> Problem:
Retype, exactly as they stand, the lines from the start of the data to the line that contains "305, 184, 103, 66, 48, 37, 28.6, 23]", both ends included. Leave the pictures out.

Part of a data file
╭──
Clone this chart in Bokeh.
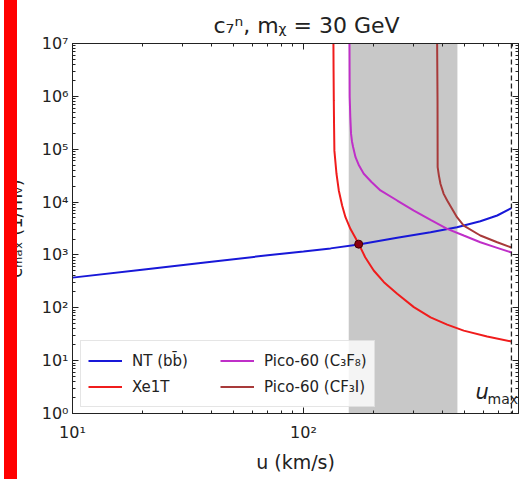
from math import pi
from bokeh.plotting import figure
from bokeh.models import (FixedTicker, LogAxis, Label, Span, BoxAnnotation, Legend,
                          LegendItem, CustomJSTickFormatter, InlineStyleSheet, Range1d)
from bokeh.embed import file_html
from bokeh.resources import INLINE

# ---------------- data ----------------
nt_u = [10, 20, 40, 70, 100, 131, 173.4, 254.5, 355, 462, 583, 690, 795]
nt_c = [372, 526, 744, 984, 1165, 1330, 1580, 2110, 2690, 3350, 4340, 5570, 7650]

xe_u = [134.8, 135.0, 135.3, 135.7, 136.1, 139, 142.2, 147, 152, 159.6, 173.4, 185, 201.4,
        223, 254.5, 300.5, 355, 419, 494, 624, 795]
xe_c = [1e7, 3e6, 8.3e5, 2.5e5, 9.4e4, 3.4e4, 1.66e4, 8600, 5170, 3120, 1622, 906, 507,
        305, 184, 103, 66, 48, 37, 28.6, 23]

c3f8_u = [158.2, 158.5, 159.5, 160.7, 162.2, 164, 168, 174, 182.4, 197, 215.4, 254.5, 300.6,
          355, 419, 494, 583, 690, 795]
c3f8_c = [1e7, 1e6, 4e5, 1.95e5, 1.4e5, 1.1e5, 7.06e4, 4.9e4, 3.43e4, 2.4e4, 1.66e4, 1.07e4,
          6920, 4610, 3120, 2330, 1740, 1362, 1110]

cf3i_u = [379, 380.5, 381, 385.6, 392, 404.6, 419, 462, 494, 583, 690, 795]
cf3i_c = [1e7, 8.3e5, 4.6e4, 3.2e4, 2.2e4, 1.43e4, 1.07e4, 5170, 3600, 2330, 1740, 1380]

cross_u = [173.4]
cross_c = [1600]

band_lo = 157
band_hi = 464
u_max = 795

x_major = [10, 100]
x_minor = [20, 30, 40, 50, 60, 70, 80, 90, 200, 300, 400, 500, 600, 700, 800]
x_labels = {10: "10¹", 100: "10²"}
y_major = [1, 10, 100, 1000, 10**4, 10**5, 10**6, 10**7]
y_labels = {1: "10⁰", 10: "10¹", 100: "10²", 1000: "10³", 10**4: "10⁴",
            10**5: "10⁵", 10**6: "10⁶", 10**7: "10⁷"}
y_minor = [m * d for d in [1, 10, 100, 1000, 10**4, 10**5, 10**6] for m in range(2, 10)]

title_text = "c₇ⁿ, mᵪ = 30 GeV"
x_title = "u (km/s)"
y_title = "cₘₐₓ (1/mᵥ)"

FONT = "DejaVu Sans"
INK = "#222222"
C_NT = "#1818d8"
C_XE = "#f01c1c"
C_C3 = "#bf2fc8"
C_CF = "#a83a3a"

p = figure(width=525, height=479, x_axis_type="log", y_axis_type="log",
           x_range=Range1d(10, 853), y_range=Range1d(1, 1e7),
           output_backend="svg", toolbar_location=None,
           min_border_left=72, min_border_right=7, min_border_top=43, min_border_bottom=66)
p.xgrid.visible = False
p.ygrid.visible = False
p.outline_line_color = INK
p.background_fill_color = "white"
p.border_fill_color = "white"

p.title.text = title_text
p.title.text_font = FONT
p.title.text_font_size = "22px"
p.title.text_font_style = "normal"
p.title.text_color = INK
p.title.align = "left"
p.title.offset = 141
p.title.standoff = 11


def style_axis(ax, ticks, minor, labels, show):
    ax.ticker = FixedTicker(ticks=ticks, minor_ticks=minor)
    ax.major_tick_in = 6
    ax.major_tick_out = 0
    ax.minor_tick_in = 3
    ax.minor_tick_out = 0
    ax.axis_line_color = INK
    ax.major_tick_line_color = INK
    ax.minor_tick_line_color = INK
    if show:
        ax.major_label_overrides = labels
        ax.major_label_text_font = FONT
        ax.major_label_text_font_size = "16px"
        ax.major_label_text_color = INK
    else:
        ax.formatter = CustomJSTickFormatter(code="return ''")
        ax.major_label_text_font_size = "1px"


style_axis(p.xaxis[0], x_major, x_minor, x_labels, True)
p.xaxis[0].major_label_standoff = 9
p.xaxis[0].axis_label = x_title
p.xaxis[0].axis_label_text_font = FONT
p.xaxis[0].axis_label_text_font_size = "19px"
p.xaxis[0].axis_label_text_font_style = "normal"
p.xaxis[0].axis_label_text_color = INK
p.xaxis[0].axis_label_standoff = 6

style_axis(p.yaxis[0], y_major, y_minor, y_labels, True)
p.yaxis[0].major_label_standoff = 4
p.yaxis[0].axis_label = y_title
p.yaxis[0].axis_label_text_font = FONT
p.yaxis[0].axis_label_text_font_size = "18px"
p.yaxis[0].axis_label_text_font_style = "normal"
p.yaxis[0].axis_label_text_color = INK
p.yaxis[0].axis_label_standoff = 13

top = LogAxis()
style_axis(top, x_major, x_minor, x_labels, False)
top.major_label_standoff = 0
p.add_layout(top, "above")
right = LogAxis()
style_axis(right, y_major, y_minor, y_labels, False)
right.major_label_standoff = 0
p.add_layout(right, "right")

# gray band
p.add_layout(BoxAnnotation(left=band_lo, right=band_hi, fill_color="#c8c8c8", fill_alpha=1.0,
                           line_alpha=0, level="underlay"))

r_nt = p.line(nt_u, nt_c, line_color=C_NT, line_width=2)
r_xe = p.line(xe_u, xe_c, line_color=C_XE, line_width=2)
r_c3 = p.line(c3f8_u, c3f8_c, line_color=C_C3, line_width=2)
r_cf = p.line(cf3i_u, cf3i_c, line_color=C_CF, line_width=2)
p.scatter(cross_u, cross_c, size=8, fill_color="#8b0010", line_color="#400000", line_width=1)

p.add_layout(Span(location=u_max, dimension="height", line_color=INK,
                  line_dash="5 3", line_width=1.3))

legend = Legend(items=[LegendItem(label="NT (bb̄)", renderers=[r_nt]),
                       LegendItem(label="Xe1T", renderers=[r_xe]),
                       LegendItem(label="Pico-60 (C₃F₈)", renderers=[r_c3]),
                       LegendItem(label="Pico-60 (CF₃I)", renderers=[r_cf])],
                location=(8, 6), orientation="vertical", nrows=2)
legend.label_text_font = FONT
legend.label_text_font_size = "15px"
legend.label_text_color = INK
legend.glyph_width = 34
legend.glyph_height = 25
legend.label_height = 25
legend.label_width = 87
legend.label_standoff = 10
legend.spacing = 1
legend.padding = 7
legend.margin = 0
legend.background_fill_color = "white"
legend.background_fill_alpha = 0.8
legend.border_line_color = "#cccccc"
legend.border_line_width = 1
p.add_layout(legend)

# u_max label (inside the frame, screen units from the frame's bottom-left)
p.add_layout(Label(x=403, y=10, x_units="screen", y_units="screen", text="u",
                   text_font=FONT, text_font_size="21px", text_font_style="italic",
                   text_color=INK))
p.add_layout(Label(x=415, y=7, x_units="screen", y_units="screen", text="max",
                   text_font=FONT, text_font_size="14px", text_color=INK))

p.stylesheets = [InlineStyleSheet(css=":host{position:relative;} :host::after{content:'';position:absolute;left:4px;top:0;width:13px;height:100%;background:#ff0000;z-index:10;pointer-events:none;}")]

open("out.html", "w").write(file_html(p, INLINE))
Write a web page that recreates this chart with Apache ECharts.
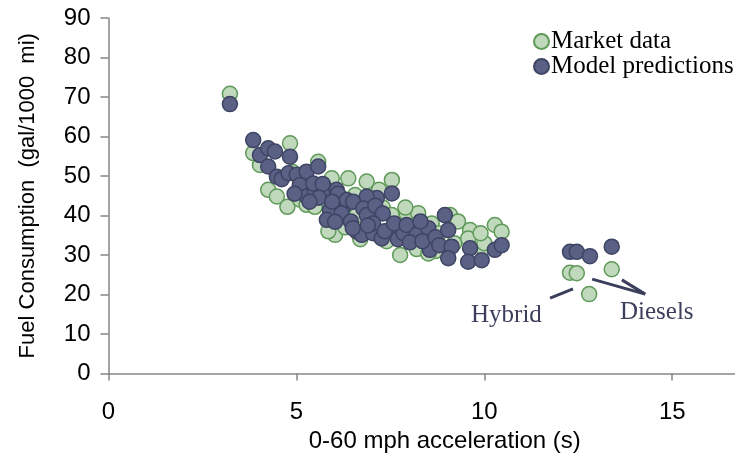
╰──
> Output for this task:
Clone this chart in Bokeh.
from math import pi
from bokeh.plotting import figure
from bokeh.models import (FixedTicker, LogAxis, Label, Span, BoxAnnotation, Legend,
                          LegendItem, CustomJSTickFormatter, InlineStyleSheet, Range1d)
from bokeh.embed import file_html
from bokeh.resources import INLINE

# ---------------- data ----------------
nt_u = [10, 20, 40, 70, 100, 131, 173.4, 254.5, 355, 462, 583, 690, 795]
nt_c = [372, 526, 744, 984, 1165, 1330, 1580, 2110, 2690, 3350, 4340, 5570, 7650]

xe_u = [134.8, 135.0, 135.3, 135.7, 136.1, 139, 142.2, 147, 152, 159.6, 173.4, 185, 201.4,
        223, 254.5, 300.5, 355, 419, 494, 624, 795]
xe_c = [1e7, 3e6, 8.3e5, 2.5e5, 9.4e4, 3.4e4, 1.66e4, 8600, 5170, 3120, 1622, 906, 507,
        305, 184, 103, 66, 48, 37, 28.6, 23]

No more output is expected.